Ruby Walsh: Why doesn't the home team want to play?

Ruby Walsh: Why doesn't the home team want to play?

WAITING FOR HONEY: Racegoers flock around the Leopardstown parade ring to welcome back Honeysuckle and Rachael Blackmore after the Irish Champion Hurdle last Sunday. The noise and the atmosphere at the Dublin Racing Festival was special, writes Ruby Walsh. Picture: Healy Racing

Last Saturday, the cheer that greeted the horses as they broke through the tape for the opening race at the Dublin Racing Festival made me smile. I don’t know why, but it did. The noise, the atmosphere, possibly a rush of adrenaline, but something just felt so cool about being on that grandstand, absorbing it all.

And the racing certainly didn’t fail to deliver in what was always going to be the Willie versus Gordon show.

Closutton outdid Cullentra, as it has always done here, but that was round one, and whilst round two is an away fixture in Gloucester, it is starting to resemble a home game.

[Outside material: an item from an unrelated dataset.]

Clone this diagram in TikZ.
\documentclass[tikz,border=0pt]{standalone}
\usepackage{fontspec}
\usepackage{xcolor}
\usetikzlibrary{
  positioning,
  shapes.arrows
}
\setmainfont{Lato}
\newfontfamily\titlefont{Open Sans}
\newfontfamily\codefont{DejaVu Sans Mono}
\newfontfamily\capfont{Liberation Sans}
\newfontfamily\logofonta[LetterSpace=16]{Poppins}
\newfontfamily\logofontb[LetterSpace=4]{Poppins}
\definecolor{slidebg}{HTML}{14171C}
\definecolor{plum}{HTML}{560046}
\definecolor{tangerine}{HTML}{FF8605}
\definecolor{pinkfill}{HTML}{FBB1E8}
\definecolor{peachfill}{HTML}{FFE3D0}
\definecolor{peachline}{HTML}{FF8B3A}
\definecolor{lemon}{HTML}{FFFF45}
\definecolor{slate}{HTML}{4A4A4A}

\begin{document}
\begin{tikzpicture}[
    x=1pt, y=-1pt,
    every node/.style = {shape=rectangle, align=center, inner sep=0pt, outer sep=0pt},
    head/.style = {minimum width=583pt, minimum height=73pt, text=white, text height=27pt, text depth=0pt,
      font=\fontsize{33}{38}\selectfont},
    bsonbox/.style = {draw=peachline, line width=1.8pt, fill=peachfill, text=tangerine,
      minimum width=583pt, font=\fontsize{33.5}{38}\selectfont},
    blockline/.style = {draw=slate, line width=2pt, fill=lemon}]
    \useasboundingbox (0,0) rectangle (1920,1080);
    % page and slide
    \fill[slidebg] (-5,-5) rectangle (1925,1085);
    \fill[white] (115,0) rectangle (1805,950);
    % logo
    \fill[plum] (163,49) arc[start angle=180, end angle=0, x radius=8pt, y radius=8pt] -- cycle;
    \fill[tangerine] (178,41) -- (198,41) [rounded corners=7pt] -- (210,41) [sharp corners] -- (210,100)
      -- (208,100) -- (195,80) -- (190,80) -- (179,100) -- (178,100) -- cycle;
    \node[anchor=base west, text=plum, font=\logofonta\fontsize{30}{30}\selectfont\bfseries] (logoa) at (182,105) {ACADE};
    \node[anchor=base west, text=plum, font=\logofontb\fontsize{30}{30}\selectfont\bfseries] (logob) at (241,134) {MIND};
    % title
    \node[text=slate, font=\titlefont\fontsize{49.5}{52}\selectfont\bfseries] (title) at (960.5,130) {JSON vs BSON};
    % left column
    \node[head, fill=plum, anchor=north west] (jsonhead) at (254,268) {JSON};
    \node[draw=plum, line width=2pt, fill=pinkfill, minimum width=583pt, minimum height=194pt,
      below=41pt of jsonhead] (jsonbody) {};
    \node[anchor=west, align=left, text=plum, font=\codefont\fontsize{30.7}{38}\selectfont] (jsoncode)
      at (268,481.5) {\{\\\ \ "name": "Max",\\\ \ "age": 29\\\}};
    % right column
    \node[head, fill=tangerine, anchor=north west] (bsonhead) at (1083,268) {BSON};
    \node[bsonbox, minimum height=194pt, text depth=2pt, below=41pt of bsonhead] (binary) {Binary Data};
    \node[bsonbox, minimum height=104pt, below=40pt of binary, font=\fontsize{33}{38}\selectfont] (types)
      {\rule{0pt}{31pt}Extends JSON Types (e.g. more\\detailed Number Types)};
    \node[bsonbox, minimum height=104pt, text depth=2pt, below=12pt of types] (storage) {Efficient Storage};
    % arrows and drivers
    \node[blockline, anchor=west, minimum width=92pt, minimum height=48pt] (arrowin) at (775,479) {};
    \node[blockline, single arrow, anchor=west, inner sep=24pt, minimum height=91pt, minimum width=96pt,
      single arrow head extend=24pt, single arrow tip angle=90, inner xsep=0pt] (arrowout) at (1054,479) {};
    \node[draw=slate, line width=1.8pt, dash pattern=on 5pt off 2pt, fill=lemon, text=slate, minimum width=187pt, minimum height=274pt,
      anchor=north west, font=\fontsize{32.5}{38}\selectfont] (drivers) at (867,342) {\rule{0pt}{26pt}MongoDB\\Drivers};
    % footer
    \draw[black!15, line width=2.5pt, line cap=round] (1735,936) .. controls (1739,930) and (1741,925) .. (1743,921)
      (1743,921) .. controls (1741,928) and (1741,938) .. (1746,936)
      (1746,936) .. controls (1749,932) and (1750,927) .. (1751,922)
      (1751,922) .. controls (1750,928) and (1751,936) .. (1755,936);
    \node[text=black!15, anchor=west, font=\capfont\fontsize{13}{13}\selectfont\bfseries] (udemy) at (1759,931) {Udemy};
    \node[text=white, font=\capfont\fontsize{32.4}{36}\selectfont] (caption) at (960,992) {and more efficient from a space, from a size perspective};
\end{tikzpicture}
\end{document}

Fourteen winners each at Cheltenham would give the bragging rights to the home team — though it’s not a team — an achievement they claimed in 2019. The last time the locals trained more winners than the visitors was in 2015, and 2021 saw a record number of races exported across the Irish sea.

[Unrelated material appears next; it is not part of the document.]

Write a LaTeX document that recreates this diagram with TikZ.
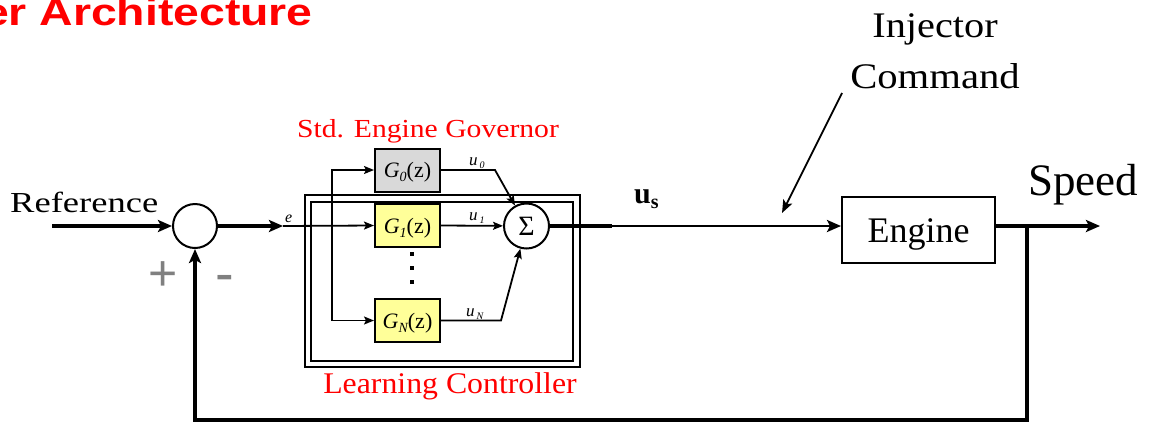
\documentclass[tikz,border=0pt]{standalone}
\usepackage{fontspec}
\setmainfont{Liberation Serif}
\newfontfamily\timesfont{Liberation Serif}
\newfontfamily\arialfont{Liberation Sans}
\usetikzlibrary{arrows.meta}
\definecolor{gfill}{RGB}{217,217,217}
\definecolor{yfill}{RGB}{255,255,153}
\definecolor{pmgray}{RGB}{128,128,128}
\newcommand{\lowsub}[2]{\raisebox{-#2}{\fontsize{14}{14}\selectfont\itshape #1}}
\newcommand{\ulabel}[1]{\textit{u}\kern2pt\raisebox{-3pt}{\fontsize{10}{10}\selectfont\itshape #1}}
\begin{document}
\begin{tikzpicture}[x=1pt,y=-1pt,
  heavy/.style={line width=4pt},
  mid/.style={line width=2.6pt},
  lite/.style={line width=1.8pt},
  bigarrow/.style={-{Stealth[length=14pt,width=12pt,inset=3pt]}},
  smallarrow/.style={-{Stealth[length=10pt,width=8pt,inset=2pt]}},
  sumc/.style={circle,draw,line width=2pt,minimum size=44pt,inner sep=0pt},
  gbox/.style={draw,line width=2pt,minimum width=65pt,minimum height=43pt,inner sep=0pt,
    text height=15pt,text depth=0pt,font=\timesfont\fontsize{22}{24}\selectfont},
  frame/.style={draw,inner sep=0pt},
  redtext/.style={text=red,inner sep=0pt}]
\useasboundingbox (0,0) rectangle (1158,424);
\clip (0,0) rectangle (1158,424);

% title
\node[redtext,anchor=base east,font=\arialfont\bfseries\fontsize{38}{40}\selectfont] (title) at (313,25) {\scalebox{1.22}[1]{er Architecture}};

% learning controller frame
\node[frame,line width=1.5pt,minimum width=275pt,minimum height=172pt] (lcout) at (442.5,281) {};
\node[frame,line width=2.6pt,minimum width=262pt,minimum height=159pt] (lcin) at (442,281.5) {};

% labels
\node[anchor=base west,inner sep=0pt,font=\timesfont\fontsize{29}{30}\selectfont] (ref) at (10,212) {\scalebox{1.26}[1]{Reference}};
\node[anchor=base west,inner sep=0pt,font=\timesfont\fontsize{45}{48}\selectfont] (speed) at (1028,195) {Speed};
\node[anchor=base,inner sep=0pt,font=\timesfont\fontsize{36}{38}\selectfont] (inj1) at (935,37) {\scalebox{1.12}[1]{Injector}};
\node[anchor=base,inner sep=0pt,font=\timesfont\fontsize{36}{38}\selectfont] (inj2) at (935,88) {\scalebox{1.13}[1]{Command}};
\node[redtext,anchor=base,font=\timesfont\fontsize{26}{28}\selectfont] (std) at (428,137) {\scalebox{1.14}[1]{Std. Engine Governor}};
\node[redtext,anchor=base,font=\timesfont\fontsize{30}{32}\selectfont] (lc) at (450,393) {\scalebox{1.06}[1]{Learning Controller}};
\node[anchor=base west,inner sep=0pt,font=\timesfont\bfseries\fontsize{30}{32}\selectfont] (us) at (634,203) {u\raisebox{-5pt}{\fontsize{20}{20}\selectfont\bfseries s}};
\node[inner sep=0pt,text=pmgray,font=\arialfont\fontsize{50}{50}\selectfont] (plus) at (163,276) {+};
\node[inner sep=0pt,text=pmgray,font=\arialfont\fontsize{56}{56}\selectfont] (minus) at (225,283.5) {-};
\node[anchor=base west,inner sep=0pt,font=\timesfont\itshape\fontsize{16}{16}\selectfont] (elab) at (285,222) {e};
\node[anchor=base west,inner sep=0pt,font=\timesfont\fontsize{17}{17}\selectfont] (u0) at (469,165) {\ulabel{0}};
\node[anchor=base west,inner sep=0pt,font=\timesfont\fontsize{17}{17}\selectfont] (u1) at (469,220) {\ulabel{1}};
\node[anchor=base west,inner sep=0pt,font=\timesfont\fontsize{17}{17}\selectfont] (uN) at (466,316) {\ulabel{N}};

% blocks
\node[sumc] (sum) at (195,226) {};
\node[sumc,minimum size=45pt,font=\timesfont\fontsize{28}{28}\selectfont] (sig) at (526.5,226) {Σ};
\node[gbox,fill=gfill] (G0) at (407.5,170) {\textit{G}\lowsub{0}{4pt}(z)};
\node[gbox,fill=yfill] (G1) at (407.5,225.5) {\textit{G}\lowsub{1}{4pt}(z)};
\node[gbox,fill=yfill] (GN) at (407.5,320.5) {\textit{G}\lowsub{N}{4pt}(z)};
\node[draw,line width=2pt,minimum width=153pt,minimum height=66pt,inner sep=0pt,
  text height=24pt,text depth=0pt,font=\timesfont\fontsize{36}{38}\selectfont] (engine) at (918.5,230) {Engine};

% dots
\foreach \yy/\nm in {256/d1,270/d2,284/d3}
  \fill (410,\yy) rectangle ++(4,-4) coordinate (\nm);

% coordinates
\coordinate (refin) at (52,226);
\coordinate (earrow) at (283,226);
\coordinate (btop) at (332,170);
\coordinate (bbot) at (332,320.5);
\coordinate (k0) at (495,170);
\coordinate (kN) at (501,320.5);
\coordinate (usbreak) at (612,226);
\coordinate (spdend) at (1100,226);
\coordinate (tap) at (1027,226);
\coordinate (fbr) at (1027,420);
\coordinate (fbl) at (195,420);
\coordinate (injs) at (842,93);
\coordinate (inje) at (782,213);

% connectors
\draw[heavy,bigarrow] (refin) -- (sum.west);
\draw[heavy,bigarrow] (sum.east) -- (earrow);
\draw[lite,smallarrow] (earrow) -- (G1.west);
\draw[lite,smallarrow] (bbot) -- (btop) -- (G0.west);
\draw[lite,smallarrow] (bbot) -- (GN.west);
\draw[lite,smallarrow] (G0.east) -- (k0) -- (sig);
\draw[lite,smallarrow] (G1.east) -- (sig);
\draw[lite,smallarrow] (GN.east) -- (kN) -- (sig);
\draw[heavy] (sig.east) -- (usbreak);
\draw[mid,bigarrow] (usbreak) -- (engine.west |- usbreak);
\draw[heavy,bigarrow] (engine.east |- spdend) -- (spdend);
\draw[heavy,bigarrow,line join=miter] (tap) -- (fbr) -- (fbl) -- (sum.south);
\draw[lite,-{Stealth[length=13pt,width=10pt,inset=3pt]}] (injs) -- (inje);
\end{tikzpicture}
\end{document}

It is a trend that seemed unimaginable, and the cup doesn’t count, but one that only highlights the gap between the strength of a sport in two countries that nobody could have foreseen 20 years ago. Perhaps Cheltenham only highlights the gulf between British and Irish horse racing.

All sorts of theories have been thrashed around about the ‘why?’ and ‘how?’, but now it seems more English or British trainers are willing to sidestep the biggest event National Hunt racing has.

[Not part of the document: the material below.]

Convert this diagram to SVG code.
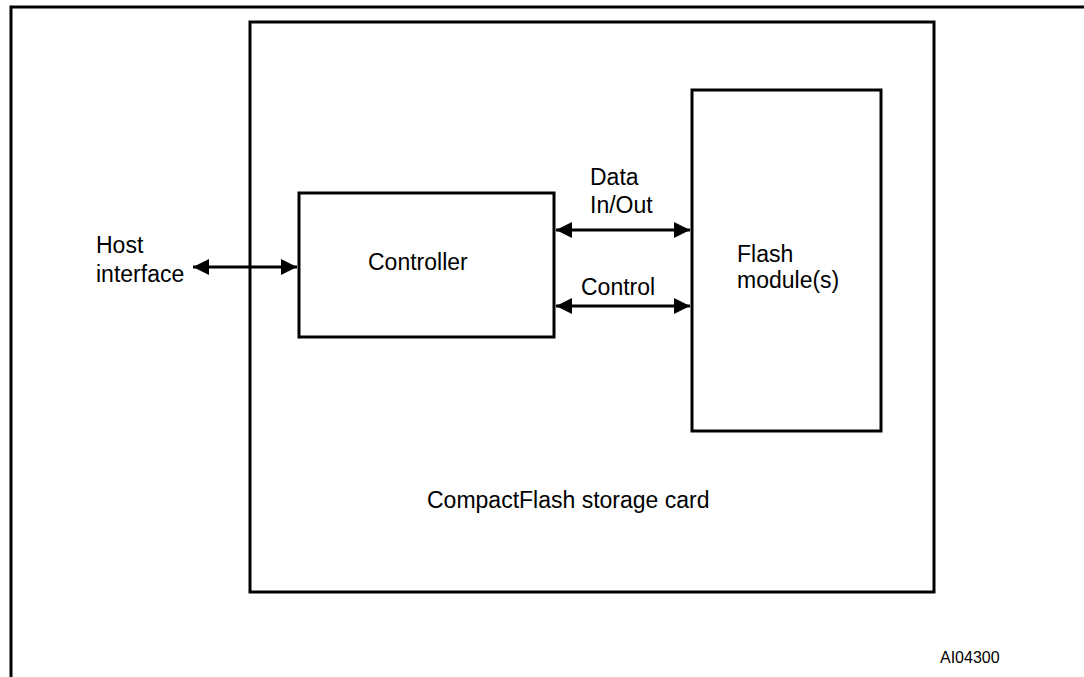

Why are they simply leaving it to the Irish to plunder? The prestige, prize money, crowds, publicity and glory are all on their doorstep, yet all I seem to read is ‘it’s not all about Cheltenham’.

It never was, but Cheltenham has, in my lifetime, always mattered most. Many great days lead to the Cotswolds and follow it, but the horses that win in March are always the champions. It can’t be as simple as Ireland having all the best horses, so why doesn’t the home team want to play?

At one time, the Schweppes Hurdle was a highlight of the season, but it fell from grace like a burst balloon. Perhaps it is the fear of losing, but this afternoon, for the second most valuable handicap hurdle prize in Europe and with no Irish horse travelling to Newbury, only 14 British horses are turning up for the Betfair Hurdle.

Over 300 horses have contested a race like today’s in the UK this season, mainly for a fraction of today’s purse. So, where are they today? I mean why would you consider trying to win 80-odd thousand on a Saturday when you could win three thousand on a Monday? Complaining about low prize money levels is futile if you don’t support the races with prize money.

But perhaps the answer is obvious. The British fixture list is bloated beyond a limit that could countenance competitiveness. It suits the racecourses because their business models require them to be open and racing to generate income.

Allegedly, it works for the bookmakers, but oversupply in any market dilutes interest, and the repetition of similar races at every level creates a weaker product for punters to find value in.

So, perhaps it serves the participants most of all. Not in a ‘divide and conquer’ way but in a sharing method. Spread out all the races and they can all win a little, which also helps the breeders and the pedigrees because more races equal more winners.

The exportation of British and Irish horses to other racing industries has also impacted the numbers competing in Britain and the fall in the number of foals born there. Yet the number of races is ever increasing. Small fields will always exist at the very top because only a tiny few will ever be good enough to compete, but it is the numbers from the middle down that are worrying.

It will be a tricky trend to rectify because those willing to make the hard decisions in Britain don’t have enough power to implement them.

The BHA doesn’t have the same clout as HRI, but if British racing wants to turn the tide, it must make significant changes. Their fixtures need to dwindle, and their races need to stop clashing to maximize the interest in each race and increase the levy.

That would maintain or grow the pot for the prize money, divided in fewer ways. A boost in prize money and competition makes winning more worthwhile and dragging some big investors back into their sport can give them the firepower they need to compete.

Horse racing is a sport played in many countries. British and Irish racing needs to be seen as one product in this part of the world. It will forever be run as two sports, as it should, but one needs the other for competition. Right now, the National Hunt section of British racing is in decline, which needs to be rectified, and the changes suggested need to be carried into the Flat too.